Tuesday, March 11, 2008

Lathe Trade

A few years back when I had to go to work for a living, One of the coworkers named Kip was telling me of going to a yard sale and buying a little metal cutting lathe for $40. He did not know what kind it was, but it sounded intriguing. Kip builds things by welding, but does not have much interest in machining, so I offered to buy it from him to put in my collection. I even got up to where I offered three times what he paid, but it simply was not for sale for money. However he was very willing to trade it for one of my miniature muzzle loading rifles. I don't normally do gun work for people outside my family, but Kip was almost like family and I wanted that lathe, so I agreed.
I failed to take a picture after the rifle was finished, but below is one taken during construction.
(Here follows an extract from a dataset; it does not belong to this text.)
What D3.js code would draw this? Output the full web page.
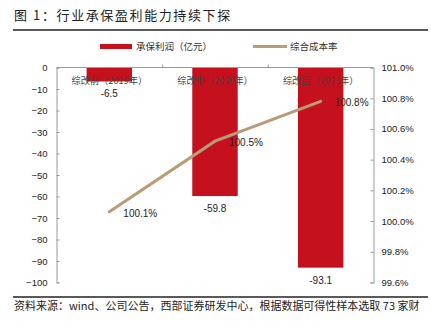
<!DOCTYPE html>
<html><head><meta charset="utf-8">
<script src="https://cdn.jsdelivr.net/npm/d3@7/dist/d3.min.js"></script>
<style>
body{margin:0;background:#fff;}
svg{display:block;}
</style></head>
<body>
<svg id="c" width="431" height="331"></svg>
<script>
const categories = ["综改前（2019年）", "综改中（2020年）", "综改后（2021年）"];
const profit = [-6.5, -59.8, -93.1];
const costRatio = [100.06, 100.52, 100.78];
const costLabels = ["100.1%", "100.5%", "100.8%"];
const leftTicks = [0, -10, -20, -30, -40, -50, -60, -70, -80, -90, -100];
const rightTicks = [101.0, 100.8, 100.6, 100.4, 100.2, 100.0, 99.8, 99.6];

const svg = d3.select("#c");
const L = 56.5, R = 373.5, T = 67.5, B = 282.5;
const numFont = "'Liberation Sans', Arial, sans-serif";
const cjkFont = "'Noto Sans CJK SC', sans-serif";
const red = "#C5101E", tan = "#BA9B78", axisCol = "#9a9a9a";

// title
svg.append("text").attr("x", 14).attr("y", 20).attr("font-family", cjkFont)
  .attr("font-size", 13).attr("letter-spacing", 1.6).attr("fill", "#222").text("图 1：行业承保盈利能力持续下探");
svg.append("line").attr("x1", 13).attr("x2", 428).attr("y1", 30).attr("y2", 30).attr("stroke", "#222").attr("stroke-width", 1.3);

// legend
svg.append("rect").attr("x", 100).attr("y", 44).attr("width", 32).attr("height", 5).attr("fill", red);
svg.append("text").attr("x", 136).attr("y", 50).attr("font-family", cjkFont).attr("font-size", 9.5).attr("fill", "#333").text("承保利润（亿元）");
svg.append("line").attr("x1", 253).attr("x2", 287).attr("y1", 46.5).attr("y2", 46.5).attr("stroke", tan).attr("stroke-width", 3);
svg.append("text").attr("x", 290).attr("y", 50).attr("font-family", cjkFont).attr("font-size", 9.5).attr("fill", "#333").text("综合成本率");

const x = d3.scaleBand().domain(categories).range([L, R]).paddingInner(0.57).paddingOuter(0.285);
const yL = d3.scaleLinear().domain([0, -100]).range([T, B]);
const yR = d3.scaleLinear().domain([101.0, 99.6]).range([T, B]);

// bars
svg.selectAll("rect.bar").data(profit).join("rect").attr("class", "bar")
  .attr("x", (d, i) => x(categories[i])).attr("width", x.bandwidth())
  .attr("y", yL(0)).attr("height", d => yL(d) - yL(0)).attr("fill", red);

// axes
const gl = svg.append("g").attr("transform", `translate(${L},0)`)
  .call(d3.axisLeft(yL).tickValues(leftTicks).tickSize(-3).tickPadding(9).tickFormat(d3.format("d")));
const gr = svg.append("g").attr("transform", `translate(${R},0)`)
  .call(d3.axisRight(yR).tickValues(rightTicks).tickSize(-3).tickPadding(8).tickFormat(d => d.toFixed(1) + "%"));
const band = d3.scaleLinear().domain([0, 3]).range([L, R]);
const gt = svg.append("g").attr("transform", `translate(0,${T})`)
  .call(d3.axisTop(band).tickValues([1, 2]).tickSize(3).tickFormat(""));
[gl, gr, gt].forEach(g => {
  g.selectAll("path,line").attr("stroke", axisCol);
  g.selectAll("text").attr("font-family", numFont).attr("font-size", 9.5).attr("fill", "#222");
});
gt.select("path").attr("d", `M${L},0H${R}`);

// category labels
svg.selectAll("text.cat").data(categories).join("text").attr("class", "cat")
  .attr("x", d => x(d) + x.bandwidth() / 2).attr("y", 84).attr("text-anchor", "middle")
  .attr("font-family", cjkFont).attr("font-size", 9.2).attr("fill", "#444").text(d => d);

// bar labels
svg.selectAll("text.bl").data(profit).join("text").attr("class", "bl")
  .attr("x", (d, i) => x(categories[i]) + x.bandwidth() / 2).attr("y", d => yL(d) + 16)
  .attr("text-anchor", "middle").attr("font-family", numFont).attr("font-size", 10).attr("fill", "#222")
  .text(d => d.toFixed(1));

// line
const cx = i => x(categories[i]) + x.bandwidth() / 2;
svg.append("path").datum(costRatio).attr("fill", "none").attr("stroke", tan).attr("stroke-width", 3)
  .attr("stroke-linecap", "round")
  .attr("d", d3.line().x((d, i) => cx(i)).y(d => yR(d)));
svg.selectAll("text.ll").data(costRatio).join("text").attr("class", "ll")
  .attr("x", (d, i) => cx(i) + 14).attr("y", d => yR(d) + 5)
  .attr("font-family", numFont).attr("font-size", 10).attr("fill", "#222")
  .text((d, i) => costLabels[i]);

// footer
svg.append("line").attr("x1", 13).attr("x2", 428).attr("y1", 297).attr("y2", 297).attr("stroke", "#222").attr("stroke-width", 1.3);
svg.append("text").attr("x", 14).attr("y", 310).attr("font-family", cjkFont).attr("font-size", 11).attr("fill", "#222")
  .text("资料来源：wind、公司公告，西部证券研发中心，根据数据可得性样本选取 73 家财");
</script>
</body></html>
There is a full size Hawken muzzle loader reproduction that I built for myself leaning against the tool cabinet for size reference. Then a half size one right below it, and the one in the vise under construction is the one that was traded for the lathe.

It took about a hundred hours to build the miniature, because every part has to be hand made from scratch. I finally finished it and delivered it to him, and then he brought the lathe for me the next day, like a mail order bride. That lathe had so much crud on it you could not even tell what it was. But some solvent and a parts washing brush fixed that. I uncovered a decal that said "Craftsman".
It was a model AA109.

Was it a fair trade? You bet! We both got what we wanted. I got more iron, and he might have got more value, but what is a few hours between good friends.
At home Kip had a 4 year old grandson pose with the rifle while they took some pictures and that kid was really "hamming" it up. When the picture taking was finished, Kip went to get the rifle and that was not an option as far as the grandson was concerned. Kip had to pry his fingers off to get it back.
Shortly after I got the AA109 set up on display, my friend George from Brigham City brought me a box of lathe parts that someone had given to him. Apparently someone had taken it apart to paint it and then never reassembled it again. The main parts were there, but so many of the little parts had vanished, like gibs, half nut, handles, etc. etc. that it was no longer serviceable. It was a model 80. Just a newer version of the AA109. Most of the working parts are interchangeable. After sitting in the nurturing atmosphere of my workshop it began to grow those missing parts until it became functional again.

Both lathes are now on display. They would do machining, but not the way my new Jet does, so they can just sit there and amuse our visitors.